» **What you have to do**
Find the lines that hold the word "chart" and return them.

» **Information provided**
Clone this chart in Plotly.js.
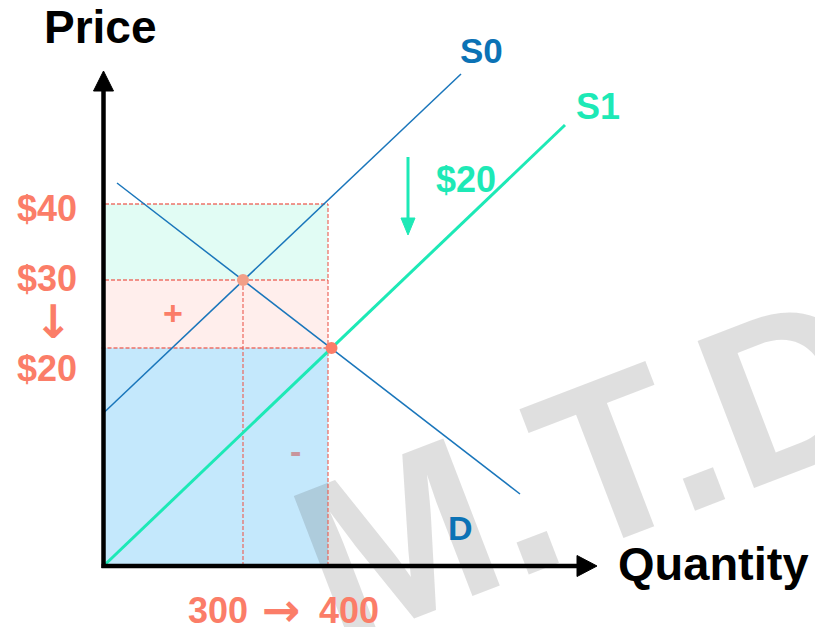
<!DOCTYPE html>
<html>
<head>
<meta charset="utf-8">
<script src="https://cdn.plot.ly/plotly-3.0.1.min.js"></script>
<style>html,body{margin:0;padding:0;background:#fff;}#chart{width:815px;height:627px;}</style>
</head>
<body>
<div id="chart"></div>
<script>
// Schematic diagram units (origin = axes origin)
const qtyLabels = ["300", "400"];
const qtyPos = [139.5, 224.5];
const priceLabels = ["$40", "$30", "$20"];
const pricePos = [362, 286, 218];

const s0X = [0, 357.5];
const s0Y = [153, 492];
const s1X = [0, 461.5];
const s1Y = [0, 441];
const dX = [13.5, 416.5];
const dY = [383, 72];

const eqX = [139.5, 228];
const eqY = [286, 218];

const xAxisEnd = 493.5;
const yAxisEnd = 495;
const shiftX = 304.5;
const shiftTop = 409;
const shiftTip = 331;
const shiftLabel = "$20";
const watermark = "M.T.D";

const FONT = "Liberation Sans, Arial, sans-serif";
const ARROWFONT = "DejaVu Sans, sans-serif";
const BLUE = "#0b72b5";
const GREEN = "#1de9b6";
const SALMON = "#fb7d68";
const DASH = "rgba(236,92,80,0.85)";

const traces = [];
// curves
traces.push({x: s0X, y: s0Y, mode: "lines", line: {color: "#1a76bb", width: 1.5}});
traces.push({x: dX, y: dY, mode: "lines", line: {color: "#1a76bb", width: 1.5}});
traces.push({x: s1X, y: s1Y, mode: "lines", line: {color: GREEN, width: 3}});
// axes
traces.push({x: [-2, xAxisEnd - 16], y: [0, 0], mode: "lines", line: {color: "#000", width: 4.5}});
traces.push({x: [0, 0], y: [-2, yAxisEnd - 17], mode: "lines", line: {color: "#000", width: 4.5}});
traces.push({x: [xAxisEnd - 20, xAxisEnd, xAxisEnd - 20, xAxisEnd - 20], y: [10.5, 0, -10.5, 10.5], mode: "lines", fill: "toself", fillcolor: "#000", line: {color: "#000", width: 1}});
traces.push({x: [-10, 0, 10, -10], y: [yAxisEnd - 20, yAxisEnd, yAxisEnd - 20, yAxisEnd - 20], mode: "lines", fill: "toself", fillcolor: "#000", line: {color: "#000", width: 1}});
// supply shift arrow
traces.push({x: [shiftX, shiftX], y: [shiftTop, shiftTip + 12], mode: "lines", line: {color: GREEN, width: 3}});
traces.push({x: [shiftX - 7, shiftX, shiftX + 7, shiftX - 7], y: [shiftTip + 17, shiftTip, shiftTip + 17, shiftTip + 17], mode: "lines", fill: "toself", fillcolor: GREEN, line: {color: GREEN, width: 1}});
// equilibrium points
traces.push({x: eqX, y: eqY, mode: "markers", marker: {size: 12, color: ["#f29f88", "#fb7d68"]}});

const shapes = [
  {type: "rect", layer: "below", xref: "x", yref: "y", x0: 0, x1: qtyPos[1], y0: pricePos[1], y1: pricePos[0], fillcolor: "#e1fcf4", line: {width: 0}},
  {type: "rect", layer: "below", xref: "x", yref: "y", x0: 0, x1: qtyPos[1], y0: pricePos[2], y1: pricePos[1], fillcolor: "#ffeeec", line: {width: 0}},
  {type: "rect", layer: "below", xref: "x", yref: "y", x0: 0, x1: qtyPos[1], y0: 0, y1: pricePos[2], fillcolor: "#c4e8fc", line: {width: 0}},
  {type: "rect", layer: "below", xref: "x", yref: "y", x0: 275.5, x1: 675.5, y0: 69, y1: 169, line: {width: 0}, fillcolor: "rgba(0,0,0,0)",
   label: {text: "<b>" + watermark + "</b>", textangle: -21, textposition: "middle center", font: {family: FONT, size: 229, color: "rgba(64,64,64,0.17)"}}},
  // dashed guides
  {type: "line", layer: "below", xref: "x", yref: "y", x0: 1.5, x1: qtyPos[1], y0: pricePos[0], y1: pricePos[0], line: {color: DASH, width: 1.3, dash: "4px,2px"}},
  {type: "line", layer: "below", xref: "x", yref: "y", x0: 1.5, x1: qtyPos[1], y0: pricePos[1], y1: pricePos[1], line: {color: DASH, width: 1.3, dash: "4px,2px"}},
  {type: "line", layer: "below", xref: "x", yref: "y", x0: -2, x1: qtyPos[1], y0: pricePos[2], y1: pricePos[2], line: {color: DASH, width: 1.3, dash: "4px,2px"}},
  {type: "line", layer: "below", xref: "x", yref: "y", x0: qtyPos[0], x1: qtyPos[0], y0: 0, y1: pricePos[1], line: {color: DASH, width: 1.3, dash: "4px,2px"}},
  {type: "line", layer: "below", xref: "x", yref: "y", x0: qtyPos[1], x1: qtyPos[1], y0: 0, y1: pricePos[0], line: {color: DASH, width: 1.3, dash: "4px,2px"}}
];

function txt(x, y, text, size, color, extra) {
  return Object.assign({x: x, y: y, xref: "x", yref: "y", text: "<b>" + text + "</b>", showarrow: false,
    xanchor: "center", yanchor: "middle", font: {family: FONT, size: size, color: color}}, extra || {});
}

const annotations = [
  txt(-3.5, 539, "Price", 46, "#000"),
  txt(609.5, 3, "Quantity", 47, "#000"),
  txt(377.5, 516, "S0", 35, BLUE),
  txt(494.5, 460, "S1", 36, GREEN),
  txt(362.5, 387, shiftLabel, 36, GREEN),
  txt(356.5, 38, "D", 34, BLUE),
  txt(-56.5, pricePos[0], priceLabels[0], 36, SALMON, {yshift: -4}),
  txt(-56.5, pricePos[1], priceLabels[1], 36, SALMON, {yshift: 2}),
  txt(-50.5, 244, "↓", 46, SALMON, {font: {family: ARROWFONT, size: 46, color: SALMON}}),
  txt(-56.5, pricePos[2], priceLabels[2], 36, SALMON, {yshift: -20}),
  txt(qtyPos[0] - 40, -44, qtyLabels[0], 36, SALMON, {xshift: 15}),
  txt((qtyPos[0] + qtyPos[1]) / 2 - 4, -44, "→", 46, SALMON, {font: {family: ARROWFONT, size: 46, color: SALMON}}),
  txt(qtyPos[1] + 21, -44, qtyLabels[1], 36, SALMON),
  txt(69.5, 253, "+", 34, SALMON),
  txt(191.5, 115, "-", 34, "#c8959c")
];

const layout = {
  width: 815, height: 627,
  margin: {l: 0, r: 0, t: 0, b: 0},
  paper_bgcolor: "#fff", plot_bgcolor: "#fff",
  showlegend: false, hovermode: false,
  xaxis: {range: [-103.5, 711.5], visible: false, fixedrange: true},
  yaxis: {range: [-61, 566], visible: false, fixedrange: true},
  shapes: shapes,
  annotations: annotations
};

Plotly.newPlot("chart", traces, layout, {staticPlot: true, displayModeBar: false});
</script>
</body>
</html>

» **Result**
Clone this chart in Plotly.js.
<style>html,body{margin:0;padding:0;background:#fff;}#chart{width:815px;height:627px;}</style>
<div id="chart"></div>
Plotly.newPlot("chart", traces, layout, {staticPlot: true, displayModeBar: false});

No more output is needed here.